| Goal of the exercise |
Retype the opening lines of the listing below, ending with the line that contains "house_bottom_y = 370.7", and leave out any pictures.

| Available data |

========

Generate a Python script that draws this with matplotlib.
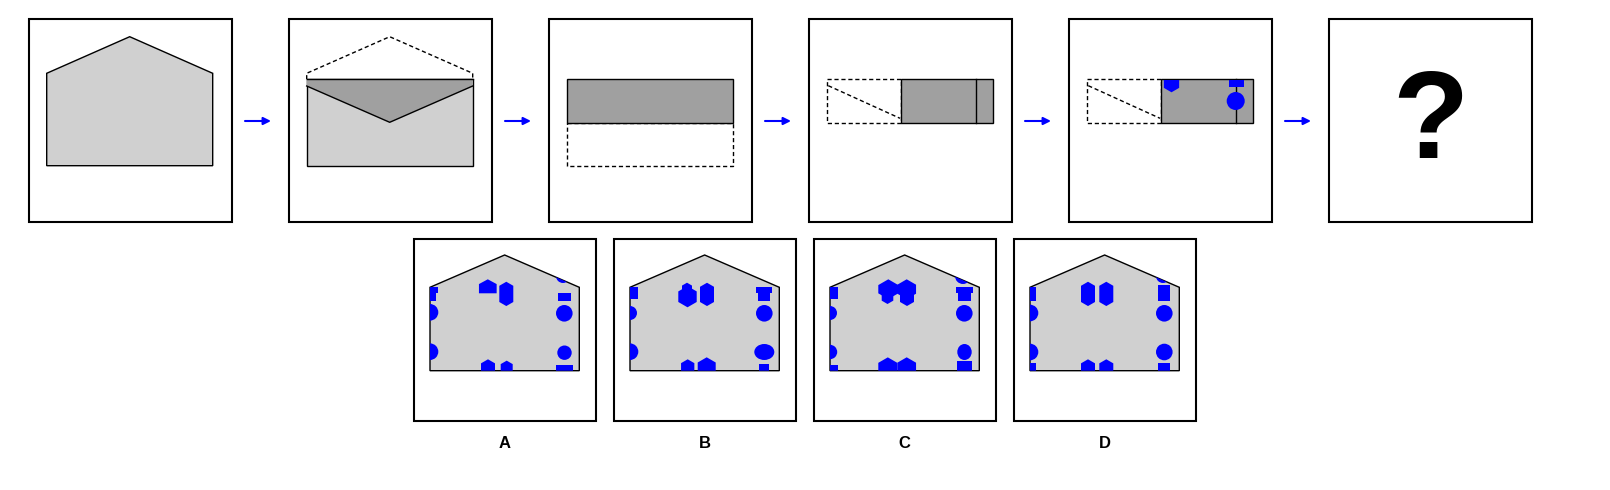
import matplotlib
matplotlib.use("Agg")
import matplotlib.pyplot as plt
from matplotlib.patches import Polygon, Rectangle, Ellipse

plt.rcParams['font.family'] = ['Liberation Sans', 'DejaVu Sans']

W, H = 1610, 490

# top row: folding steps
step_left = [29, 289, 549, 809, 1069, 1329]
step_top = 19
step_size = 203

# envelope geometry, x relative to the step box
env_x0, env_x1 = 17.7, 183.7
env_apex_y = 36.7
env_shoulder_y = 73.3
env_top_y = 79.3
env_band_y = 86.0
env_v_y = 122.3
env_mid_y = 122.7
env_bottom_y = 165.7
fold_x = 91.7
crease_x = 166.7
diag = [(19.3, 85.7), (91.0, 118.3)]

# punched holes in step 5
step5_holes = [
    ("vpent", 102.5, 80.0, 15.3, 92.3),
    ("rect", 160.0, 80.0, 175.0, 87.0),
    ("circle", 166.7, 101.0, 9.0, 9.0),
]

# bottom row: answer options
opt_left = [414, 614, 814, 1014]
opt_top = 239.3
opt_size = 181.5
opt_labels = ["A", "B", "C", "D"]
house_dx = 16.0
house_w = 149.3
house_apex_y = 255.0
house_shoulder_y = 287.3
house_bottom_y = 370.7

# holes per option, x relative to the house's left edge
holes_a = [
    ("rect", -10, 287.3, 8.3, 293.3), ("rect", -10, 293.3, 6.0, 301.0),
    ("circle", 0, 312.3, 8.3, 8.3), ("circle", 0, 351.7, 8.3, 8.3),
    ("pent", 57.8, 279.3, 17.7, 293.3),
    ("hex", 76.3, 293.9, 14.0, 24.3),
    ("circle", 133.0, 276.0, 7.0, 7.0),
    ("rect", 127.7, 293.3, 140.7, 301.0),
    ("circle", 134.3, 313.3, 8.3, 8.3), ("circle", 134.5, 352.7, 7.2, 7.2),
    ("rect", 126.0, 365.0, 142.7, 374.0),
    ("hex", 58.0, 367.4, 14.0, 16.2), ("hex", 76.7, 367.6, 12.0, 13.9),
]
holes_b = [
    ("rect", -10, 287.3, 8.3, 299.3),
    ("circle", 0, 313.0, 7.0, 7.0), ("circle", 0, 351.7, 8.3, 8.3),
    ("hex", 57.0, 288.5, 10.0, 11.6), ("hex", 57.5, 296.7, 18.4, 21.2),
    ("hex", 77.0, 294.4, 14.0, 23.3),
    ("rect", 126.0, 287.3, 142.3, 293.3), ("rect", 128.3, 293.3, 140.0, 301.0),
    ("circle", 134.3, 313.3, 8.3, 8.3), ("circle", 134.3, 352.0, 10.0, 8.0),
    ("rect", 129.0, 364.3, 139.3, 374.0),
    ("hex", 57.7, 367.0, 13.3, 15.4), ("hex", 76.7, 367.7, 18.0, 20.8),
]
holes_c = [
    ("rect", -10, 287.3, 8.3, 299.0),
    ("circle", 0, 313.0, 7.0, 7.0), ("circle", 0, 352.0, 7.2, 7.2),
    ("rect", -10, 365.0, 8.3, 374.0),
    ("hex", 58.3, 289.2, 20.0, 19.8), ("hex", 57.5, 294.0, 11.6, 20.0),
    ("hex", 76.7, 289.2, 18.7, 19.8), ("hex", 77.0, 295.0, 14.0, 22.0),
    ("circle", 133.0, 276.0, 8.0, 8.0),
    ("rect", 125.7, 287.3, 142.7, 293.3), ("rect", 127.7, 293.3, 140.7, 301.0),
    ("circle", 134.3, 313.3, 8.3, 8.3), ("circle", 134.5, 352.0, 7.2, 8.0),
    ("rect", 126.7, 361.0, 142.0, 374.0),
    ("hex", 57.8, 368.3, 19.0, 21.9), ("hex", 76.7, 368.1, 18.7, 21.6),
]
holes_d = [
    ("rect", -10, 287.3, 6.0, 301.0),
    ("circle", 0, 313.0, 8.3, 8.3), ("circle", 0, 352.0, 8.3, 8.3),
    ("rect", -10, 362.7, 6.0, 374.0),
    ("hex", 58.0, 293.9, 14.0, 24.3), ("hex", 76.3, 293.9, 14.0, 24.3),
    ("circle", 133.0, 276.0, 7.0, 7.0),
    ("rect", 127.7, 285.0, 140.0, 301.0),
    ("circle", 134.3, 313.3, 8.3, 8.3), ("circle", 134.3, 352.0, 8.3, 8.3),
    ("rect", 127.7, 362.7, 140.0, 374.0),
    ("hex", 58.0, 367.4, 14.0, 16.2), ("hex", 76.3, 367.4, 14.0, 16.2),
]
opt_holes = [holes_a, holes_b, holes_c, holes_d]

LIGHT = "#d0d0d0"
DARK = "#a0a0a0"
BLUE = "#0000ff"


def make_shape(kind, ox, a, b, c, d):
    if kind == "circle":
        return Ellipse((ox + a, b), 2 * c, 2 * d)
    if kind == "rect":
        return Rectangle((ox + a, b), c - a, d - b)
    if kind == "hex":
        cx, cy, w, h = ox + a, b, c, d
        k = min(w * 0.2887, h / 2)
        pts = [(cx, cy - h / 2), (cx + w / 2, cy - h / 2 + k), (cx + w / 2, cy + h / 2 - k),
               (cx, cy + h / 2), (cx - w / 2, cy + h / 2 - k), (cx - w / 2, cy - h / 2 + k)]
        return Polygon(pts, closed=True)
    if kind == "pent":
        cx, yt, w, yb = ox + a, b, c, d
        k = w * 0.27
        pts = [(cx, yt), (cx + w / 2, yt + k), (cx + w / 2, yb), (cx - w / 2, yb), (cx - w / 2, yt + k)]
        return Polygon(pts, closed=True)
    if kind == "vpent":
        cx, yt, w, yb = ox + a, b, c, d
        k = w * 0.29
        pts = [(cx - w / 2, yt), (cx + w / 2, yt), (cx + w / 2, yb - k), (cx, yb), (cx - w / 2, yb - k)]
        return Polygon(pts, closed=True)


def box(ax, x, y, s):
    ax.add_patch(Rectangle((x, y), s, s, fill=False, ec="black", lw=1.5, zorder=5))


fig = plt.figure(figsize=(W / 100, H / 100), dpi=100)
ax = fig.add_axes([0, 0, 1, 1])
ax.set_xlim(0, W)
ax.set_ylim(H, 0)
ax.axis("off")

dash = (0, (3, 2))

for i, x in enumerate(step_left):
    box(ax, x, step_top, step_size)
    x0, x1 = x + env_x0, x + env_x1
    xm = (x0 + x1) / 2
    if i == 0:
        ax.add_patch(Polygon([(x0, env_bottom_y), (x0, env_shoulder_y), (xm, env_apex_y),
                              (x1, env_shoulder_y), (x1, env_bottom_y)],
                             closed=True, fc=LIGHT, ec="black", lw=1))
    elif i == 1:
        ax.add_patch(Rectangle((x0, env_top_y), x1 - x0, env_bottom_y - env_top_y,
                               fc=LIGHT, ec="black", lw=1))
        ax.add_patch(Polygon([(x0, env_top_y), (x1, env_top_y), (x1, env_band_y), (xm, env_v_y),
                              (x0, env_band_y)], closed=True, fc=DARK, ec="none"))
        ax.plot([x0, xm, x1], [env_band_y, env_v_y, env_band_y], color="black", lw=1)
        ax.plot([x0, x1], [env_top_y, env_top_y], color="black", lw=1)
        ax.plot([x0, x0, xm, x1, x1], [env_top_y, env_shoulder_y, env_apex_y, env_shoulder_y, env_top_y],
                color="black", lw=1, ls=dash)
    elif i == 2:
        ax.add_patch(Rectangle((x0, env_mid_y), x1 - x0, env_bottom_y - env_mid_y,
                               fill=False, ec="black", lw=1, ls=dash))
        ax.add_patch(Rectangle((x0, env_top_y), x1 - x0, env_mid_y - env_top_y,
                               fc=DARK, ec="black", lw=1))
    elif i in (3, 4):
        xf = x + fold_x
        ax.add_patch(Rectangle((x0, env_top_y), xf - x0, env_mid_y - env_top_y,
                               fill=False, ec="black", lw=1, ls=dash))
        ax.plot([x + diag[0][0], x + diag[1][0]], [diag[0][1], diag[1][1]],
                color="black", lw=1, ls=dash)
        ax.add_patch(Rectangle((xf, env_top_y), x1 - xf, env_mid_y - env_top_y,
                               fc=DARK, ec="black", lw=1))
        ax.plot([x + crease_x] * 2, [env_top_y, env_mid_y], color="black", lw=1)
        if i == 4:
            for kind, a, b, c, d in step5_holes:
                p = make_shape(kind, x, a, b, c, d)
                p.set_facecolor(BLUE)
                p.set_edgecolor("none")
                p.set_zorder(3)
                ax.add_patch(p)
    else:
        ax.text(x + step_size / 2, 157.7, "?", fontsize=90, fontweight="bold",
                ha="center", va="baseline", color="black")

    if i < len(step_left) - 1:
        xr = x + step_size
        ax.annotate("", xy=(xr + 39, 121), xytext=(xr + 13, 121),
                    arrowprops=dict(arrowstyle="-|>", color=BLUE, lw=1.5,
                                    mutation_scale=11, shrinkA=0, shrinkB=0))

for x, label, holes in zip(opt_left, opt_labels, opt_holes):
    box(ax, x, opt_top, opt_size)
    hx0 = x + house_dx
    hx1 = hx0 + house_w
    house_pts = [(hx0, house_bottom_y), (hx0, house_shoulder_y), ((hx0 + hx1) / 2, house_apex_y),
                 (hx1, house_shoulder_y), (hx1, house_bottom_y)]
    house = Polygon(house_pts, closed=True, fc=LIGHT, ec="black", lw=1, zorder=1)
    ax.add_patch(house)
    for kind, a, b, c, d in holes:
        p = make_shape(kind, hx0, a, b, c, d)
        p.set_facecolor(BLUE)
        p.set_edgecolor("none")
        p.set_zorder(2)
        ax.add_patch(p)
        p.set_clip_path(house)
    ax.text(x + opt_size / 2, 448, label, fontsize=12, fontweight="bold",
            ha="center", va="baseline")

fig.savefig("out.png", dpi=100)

========

| Problem solution |
Generate a Python script that draws this with matplotlib.
import matplotlib
matplotlib.use("Agg")
import matplotlib.pyplot as plt
from matplotlib.patches import Polygon, Rectangle, Ellipse

plt.rcParams['font.family'] = ['Liberation Sans', 'DejaVu Sans']

W, H = 1610, 490

# top row: folding steps
step_left = [29, 289, 549, 809, 1069, 1329]
step_top = 19
step_size = 203

# envelope geometry, x relative to the step box
env_x0, env_x1 = 17.7, 183.7
env_apex_y = 36.7
env_shoulder_y = 73.3
env_top_y = 79.3
env_band_y = 86.0
env_v_y = 122.3
env_mid_y = 122.7
env_bottom_y = 165.7
fold_x = 91.7
crease_x = 166.7
diag = [(19.3, 85.7), (91.0, 118.3)]

# punched holes in step 5
step5_holes = [
    ("vpent", 102.5, 80.0, 15.3, 92.3),
    ("rect", 160.0, 80.0, 175.0, 87.0),
    ("circle", 166.7, 101.0, 9.0, 9.0),
]

# bottom row: answer options
opt_left = [414, 614, 814, 1014]
opt_top = 239.3
opt_size = 181.5
opt_labels = ["A", "B", "C", "D"]
house_dx = 16.0
house_w = 149.3
house_apex_y = 255.0
house_shoulder_y = 287.3
house_bottom_y = 370.7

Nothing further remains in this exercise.